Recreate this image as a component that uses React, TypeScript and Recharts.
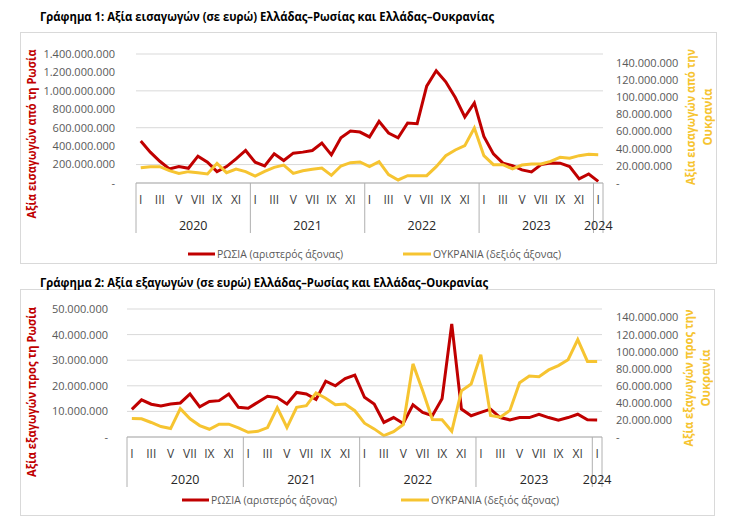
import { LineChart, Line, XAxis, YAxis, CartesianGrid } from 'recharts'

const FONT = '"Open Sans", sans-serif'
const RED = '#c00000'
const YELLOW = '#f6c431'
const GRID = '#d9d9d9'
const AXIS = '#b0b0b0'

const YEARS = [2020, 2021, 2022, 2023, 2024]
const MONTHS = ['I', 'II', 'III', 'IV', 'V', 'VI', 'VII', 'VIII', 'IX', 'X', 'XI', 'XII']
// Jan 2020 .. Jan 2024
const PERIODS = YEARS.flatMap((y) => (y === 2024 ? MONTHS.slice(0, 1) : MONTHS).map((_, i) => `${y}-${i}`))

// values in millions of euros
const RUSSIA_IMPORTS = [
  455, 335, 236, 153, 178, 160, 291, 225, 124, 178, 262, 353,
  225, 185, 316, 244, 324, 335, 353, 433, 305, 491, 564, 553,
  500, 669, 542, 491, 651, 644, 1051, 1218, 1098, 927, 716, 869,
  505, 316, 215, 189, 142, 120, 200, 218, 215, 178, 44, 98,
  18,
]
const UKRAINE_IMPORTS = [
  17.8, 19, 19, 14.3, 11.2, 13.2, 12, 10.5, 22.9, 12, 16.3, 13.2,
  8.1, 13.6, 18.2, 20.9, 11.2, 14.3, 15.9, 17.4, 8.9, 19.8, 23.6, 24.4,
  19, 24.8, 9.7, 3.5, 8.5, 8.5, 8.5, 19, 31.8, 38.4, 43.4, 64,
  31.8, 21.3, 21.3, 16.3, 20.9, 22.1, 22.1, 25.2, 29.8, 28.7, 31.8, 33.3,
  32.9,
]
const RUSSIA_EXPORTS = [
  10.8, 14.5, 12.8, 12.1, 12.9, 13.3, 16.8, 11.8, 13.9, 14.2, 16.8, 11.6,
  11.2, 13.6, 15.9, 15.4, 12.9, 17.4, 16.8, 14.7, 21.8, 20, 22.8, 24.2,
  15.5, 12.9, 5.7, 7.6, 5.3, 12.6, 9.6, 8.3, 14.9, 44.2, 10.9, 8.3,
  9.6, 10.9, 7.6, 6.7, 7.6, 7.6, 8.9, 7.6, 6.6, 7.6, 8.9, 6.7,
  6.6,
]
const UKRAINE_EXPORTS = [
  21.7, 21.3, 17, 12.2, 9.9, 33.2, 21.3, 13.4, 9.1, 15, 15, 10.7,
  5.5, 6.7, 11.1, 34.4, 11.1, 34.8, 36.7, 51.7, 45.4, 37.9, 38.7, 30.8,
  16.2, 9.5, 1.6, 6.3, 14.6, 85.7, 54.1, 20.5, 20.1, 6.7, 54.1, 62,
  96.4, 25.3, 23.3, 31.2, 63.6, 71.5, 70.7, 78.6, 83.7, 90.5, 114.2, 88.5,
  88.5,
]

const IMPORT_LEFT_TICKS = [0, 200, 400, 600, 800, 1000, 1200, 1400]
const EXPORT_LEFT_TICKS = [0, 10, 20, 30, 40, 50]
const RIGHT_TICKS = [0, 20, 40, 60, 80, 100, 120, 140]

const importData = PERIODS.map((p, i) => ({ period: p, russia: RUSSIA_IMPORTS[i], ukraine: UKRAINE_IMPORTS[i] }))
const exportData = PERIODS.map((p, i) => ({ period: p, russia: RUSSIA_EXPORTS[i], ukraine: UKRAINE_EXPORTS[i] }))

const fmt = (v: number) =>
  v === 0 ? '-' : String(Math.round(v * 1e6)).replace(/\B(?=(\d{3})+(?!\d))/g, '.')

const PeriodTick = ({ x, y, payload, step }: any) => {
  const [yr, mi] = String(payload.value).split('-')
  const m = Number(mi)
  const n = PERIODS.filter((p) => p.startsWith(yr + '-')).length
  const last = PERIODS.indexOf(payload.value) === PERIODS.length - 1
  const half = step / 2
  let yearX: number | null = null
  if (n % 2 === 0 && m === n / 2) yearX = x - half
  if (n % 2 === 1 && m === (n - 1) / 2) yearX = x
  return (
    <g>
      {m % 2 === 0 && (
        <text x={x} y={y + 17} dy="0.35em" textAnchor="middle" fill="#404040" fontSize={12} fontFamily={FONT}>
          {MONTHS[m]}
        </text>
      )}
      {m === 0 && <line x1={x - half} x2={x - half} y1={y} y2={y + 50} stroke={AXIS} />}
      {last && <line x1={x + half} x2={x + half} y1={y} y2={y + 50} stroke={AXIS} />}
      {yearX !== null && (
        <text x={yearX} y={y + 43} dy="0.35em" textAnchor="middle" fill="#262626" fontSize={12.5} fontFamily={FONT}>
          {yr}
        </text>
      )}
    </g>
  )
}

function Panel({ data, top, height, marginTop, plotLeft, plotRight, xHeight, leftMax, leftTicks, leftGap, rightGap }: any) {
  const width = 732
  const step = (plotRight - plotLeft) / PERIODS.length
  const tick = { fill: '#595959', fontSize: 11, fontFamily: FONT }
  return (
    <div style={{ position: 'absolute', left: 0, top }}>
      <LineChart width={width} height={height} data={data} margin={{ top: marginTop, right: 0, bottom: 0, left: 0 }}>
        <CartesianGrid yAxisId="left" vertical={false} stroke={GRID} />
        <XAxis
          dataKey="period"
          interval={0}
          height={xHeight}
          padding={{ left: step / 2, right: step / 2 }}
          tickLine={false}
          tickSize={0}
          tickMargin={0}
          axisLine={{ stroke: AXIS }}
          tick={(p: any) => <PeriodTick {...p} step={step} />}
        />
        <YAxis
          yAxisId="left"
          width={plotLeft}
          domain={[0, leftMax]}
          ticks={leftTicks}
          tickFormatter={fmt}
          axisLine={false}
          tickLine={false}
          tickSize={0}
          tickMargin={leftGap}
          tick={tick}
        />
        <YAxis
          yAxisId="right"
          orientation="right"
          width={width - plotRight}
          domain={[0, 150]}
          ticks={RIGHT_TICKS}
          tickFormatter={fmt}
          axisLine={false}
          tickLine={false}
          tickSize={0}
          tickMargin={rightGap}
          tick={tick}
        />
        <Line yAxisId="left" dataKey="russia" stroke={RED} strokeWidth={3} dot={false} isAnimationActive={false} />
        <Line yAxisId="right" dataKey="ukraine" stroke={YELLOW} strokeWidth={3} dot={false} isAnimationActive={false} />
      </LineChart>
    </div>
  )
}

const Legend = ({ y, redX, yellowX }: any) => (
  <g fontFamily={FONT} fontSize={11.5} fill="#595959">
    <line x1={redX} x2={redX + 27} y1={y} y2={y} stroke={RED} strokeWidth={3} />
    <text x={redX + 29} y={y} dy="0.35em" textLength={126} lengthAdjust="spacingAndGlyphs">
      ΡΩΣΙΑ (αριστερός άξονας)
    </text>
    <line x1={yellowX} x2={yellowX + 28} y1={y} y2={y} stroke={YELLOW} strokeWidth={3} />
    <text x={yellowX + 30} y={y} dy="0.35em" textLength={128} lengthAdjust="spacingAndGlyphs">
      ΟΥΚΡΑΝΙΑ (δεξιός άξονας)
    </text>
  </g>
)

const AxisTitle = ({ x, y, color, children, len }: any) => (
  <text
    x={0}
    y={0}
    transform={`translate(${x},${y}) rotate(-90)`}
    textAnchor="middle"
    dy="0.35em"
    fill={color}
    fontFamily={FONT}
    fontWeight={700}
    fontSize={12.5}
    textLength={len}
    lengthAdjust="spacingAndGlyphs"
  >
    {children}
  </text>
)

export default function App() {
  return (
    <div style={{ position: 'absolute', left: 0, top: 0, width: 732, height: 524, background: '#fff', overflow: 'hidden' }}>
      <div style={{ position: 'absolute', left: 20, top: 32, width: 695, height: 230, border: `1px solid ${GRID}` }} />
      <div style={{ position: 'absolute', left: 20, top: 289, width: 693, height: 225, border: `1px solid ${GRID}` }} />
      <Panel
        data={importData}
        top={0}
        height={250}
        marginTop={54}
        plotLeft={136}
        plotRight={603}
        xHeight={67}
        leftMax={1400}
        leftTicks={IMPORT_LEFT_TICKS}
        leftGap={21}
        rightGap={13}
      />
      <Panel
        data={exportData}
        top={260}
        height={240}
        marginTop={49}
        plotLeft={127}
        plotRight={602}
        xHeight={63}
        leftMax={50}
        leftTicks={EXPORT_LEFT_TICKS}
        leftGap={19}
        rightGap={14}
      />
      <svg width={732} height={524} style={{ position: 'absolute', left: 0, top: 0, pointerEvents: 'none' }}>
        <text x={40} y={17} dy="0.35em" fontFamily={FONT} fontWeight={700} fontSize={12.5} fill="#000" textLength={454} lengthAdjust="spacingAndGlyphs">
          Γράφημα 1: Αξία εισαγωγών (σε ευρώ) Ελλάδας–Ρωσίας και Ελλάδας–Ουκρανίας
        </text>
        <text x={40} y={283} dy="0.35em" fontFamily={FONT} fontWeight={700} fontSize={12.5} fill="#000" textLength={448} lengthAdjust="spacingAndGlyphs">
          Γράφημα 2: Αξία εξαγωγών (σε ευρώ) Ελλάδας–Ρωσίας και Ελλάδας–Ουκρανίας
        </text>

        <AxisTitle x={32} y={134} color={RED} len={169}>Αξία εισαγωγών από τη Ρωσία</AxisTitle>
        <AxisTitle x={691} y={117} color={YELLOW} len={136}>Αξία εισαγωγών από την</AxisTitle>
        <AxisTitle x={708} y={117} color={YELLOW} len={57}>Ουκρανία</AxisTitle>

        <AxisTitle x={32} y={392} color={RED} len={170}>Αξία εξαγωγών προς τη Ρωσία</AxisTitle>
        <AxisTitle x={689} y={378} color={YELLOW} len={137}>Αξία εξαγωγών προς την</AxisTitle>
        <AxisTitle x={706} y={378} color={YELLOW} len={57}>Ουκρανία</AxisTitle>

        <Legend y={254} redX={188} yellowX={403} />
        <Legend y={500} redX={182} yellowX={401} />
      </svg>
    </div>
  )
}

--

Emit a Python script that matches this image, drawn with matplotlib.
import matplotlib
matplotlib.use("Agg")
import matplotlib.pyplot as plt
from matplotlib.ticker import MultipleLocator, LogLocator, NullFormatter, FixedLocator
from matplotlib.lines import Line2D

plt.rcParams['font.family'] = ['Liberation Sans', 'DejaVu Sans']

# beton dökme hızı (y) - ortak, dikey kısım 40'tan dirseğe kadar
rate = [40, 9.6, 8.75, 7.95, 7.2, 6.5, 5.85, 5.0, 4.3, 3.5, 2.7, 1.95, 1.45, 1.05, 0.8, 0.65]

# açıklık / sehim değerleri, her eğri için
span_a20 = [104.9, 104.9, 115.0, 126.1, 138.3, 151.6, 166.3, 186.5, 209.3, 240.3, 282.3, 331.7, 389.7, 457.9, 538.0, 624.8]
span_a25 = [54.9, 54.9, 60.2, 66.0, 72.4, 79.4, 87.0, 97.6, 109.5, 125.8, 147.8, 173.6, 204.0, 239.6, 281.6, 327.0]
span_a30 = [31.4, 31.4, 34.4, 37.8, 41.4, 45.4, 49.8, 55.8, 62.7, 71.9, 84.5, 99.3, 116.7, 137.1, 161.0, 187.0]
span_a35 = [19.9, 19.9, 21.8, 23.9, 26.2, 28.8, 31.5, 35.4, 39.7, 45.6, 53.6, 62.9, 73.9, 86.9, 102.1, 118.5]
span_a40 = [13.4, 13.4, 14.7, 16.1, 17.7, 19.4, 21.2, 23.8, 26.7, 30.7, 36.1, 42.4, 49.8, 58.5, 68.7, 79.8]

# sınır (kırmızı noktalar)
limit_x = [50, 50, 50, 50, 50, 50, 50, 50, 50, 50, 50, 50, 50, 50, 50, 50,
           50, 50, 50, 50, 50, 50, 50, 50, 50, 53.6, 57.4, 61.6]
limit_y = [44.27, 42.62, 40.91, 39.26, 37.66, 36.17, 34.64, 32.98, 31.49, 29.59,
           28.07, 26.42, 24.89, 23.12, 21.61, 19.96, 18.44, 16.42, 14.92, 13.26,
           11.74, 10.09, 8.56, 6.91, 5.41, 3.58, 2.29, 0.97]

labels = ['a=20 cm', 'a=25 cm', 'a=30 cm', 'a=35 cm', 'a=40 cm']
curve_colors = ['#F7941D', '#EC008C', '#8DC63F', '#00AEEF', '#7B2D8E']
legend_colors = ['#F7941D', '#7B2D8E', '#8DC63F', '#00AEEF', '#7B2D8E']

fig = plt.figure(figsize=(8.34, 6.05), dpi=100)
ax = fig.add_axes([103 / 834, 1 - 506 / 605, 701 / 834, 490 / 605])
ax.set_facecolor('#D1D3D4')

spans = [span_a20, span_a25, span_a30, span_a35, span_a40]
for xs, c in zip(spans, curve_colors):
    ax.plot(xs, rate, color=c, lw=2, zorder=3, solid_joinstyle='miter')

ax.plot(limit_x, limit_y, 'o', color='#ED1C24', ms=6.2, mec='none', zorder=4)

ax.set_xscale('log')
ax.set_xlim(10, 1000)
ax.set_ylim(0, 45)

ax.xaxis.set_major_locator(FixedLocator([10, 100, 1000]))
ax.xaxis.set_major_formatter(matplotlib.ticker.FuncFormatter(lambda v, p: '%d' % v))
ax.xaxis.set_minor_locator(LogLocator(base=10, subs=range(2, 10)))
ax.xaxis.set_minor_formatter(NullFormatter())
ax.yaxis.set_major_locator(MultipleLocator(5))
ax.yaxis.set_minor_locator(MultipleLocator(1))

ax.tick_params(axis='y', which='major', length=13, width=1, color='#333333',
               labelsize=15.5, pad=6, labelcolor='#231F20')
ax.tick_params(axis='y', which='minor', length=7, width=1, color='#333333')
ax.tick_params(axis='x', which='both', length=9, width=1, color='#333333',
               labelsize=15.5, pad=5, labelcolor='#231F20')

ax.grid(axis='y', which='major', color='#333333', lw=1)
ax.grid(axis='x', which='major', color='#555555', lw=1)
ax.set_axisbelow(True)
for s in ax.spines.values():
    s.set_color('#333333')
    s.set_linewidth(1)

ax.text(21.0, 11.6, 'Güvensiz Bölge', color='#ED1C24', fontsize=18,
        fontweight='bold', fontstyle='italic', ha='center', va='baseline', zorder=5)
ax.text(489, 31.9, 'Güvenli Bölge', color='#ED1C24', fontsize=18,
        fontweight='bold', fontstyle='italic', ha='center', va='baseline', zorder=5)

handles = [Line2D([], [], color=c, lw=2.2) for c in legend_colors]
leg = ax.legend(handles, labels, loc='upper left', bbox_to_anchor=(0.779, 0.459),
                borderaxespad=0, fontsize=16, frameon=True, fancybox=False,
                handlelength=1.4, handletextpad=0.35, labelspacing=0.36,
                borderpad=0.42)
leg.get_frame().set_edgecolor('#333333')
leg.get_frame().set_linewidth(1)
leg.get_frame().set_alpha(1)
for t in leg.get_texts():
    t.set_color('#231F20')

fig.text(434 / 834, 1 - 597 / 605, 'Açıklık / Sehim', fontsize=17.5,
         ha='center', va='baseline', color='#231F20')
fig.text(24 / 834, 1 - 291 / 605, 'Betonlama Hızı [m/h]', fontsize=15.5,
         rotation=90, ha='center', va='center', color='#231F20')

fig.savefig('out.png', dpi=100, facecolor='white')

__WHAT IS ASKED__
Extract the stretch of lines that begins at the line with "Recreate this image" and ends at the line with "const PERIODS = YEARS.flatMap((y)", inclusive. Omit every picture.

__IN RESPONSE__
Recreate this image as a component that uses React, TypeScript and Recharts.
import { LineChart, Line, XAxis, YAxis, CartesianGrid } from 'recharts'

const FONT = '"Open Sans", sans-serif'
const RED = '#c00000'
const YELLOW = '#f6c431'
const GRID = '#d9d9d9'
const AXIS = '#b0b0b0'

const YEARS = [2020, 2021, 2022, 2023, 2024]
const MONTHS = ['I', 'II', 'III', 'IV', 'V', 'VI', 'VII', 'VIII', 'IX', 'X', 'XI', 'XII']
// Jan 2020 .. Jan 2024
const PERIODS = YEARS.flatMap((y) => (y === 2024 ? MONTHS.slice(0, 1) : MONTHS).map((_, i) => `${y}-${i}`))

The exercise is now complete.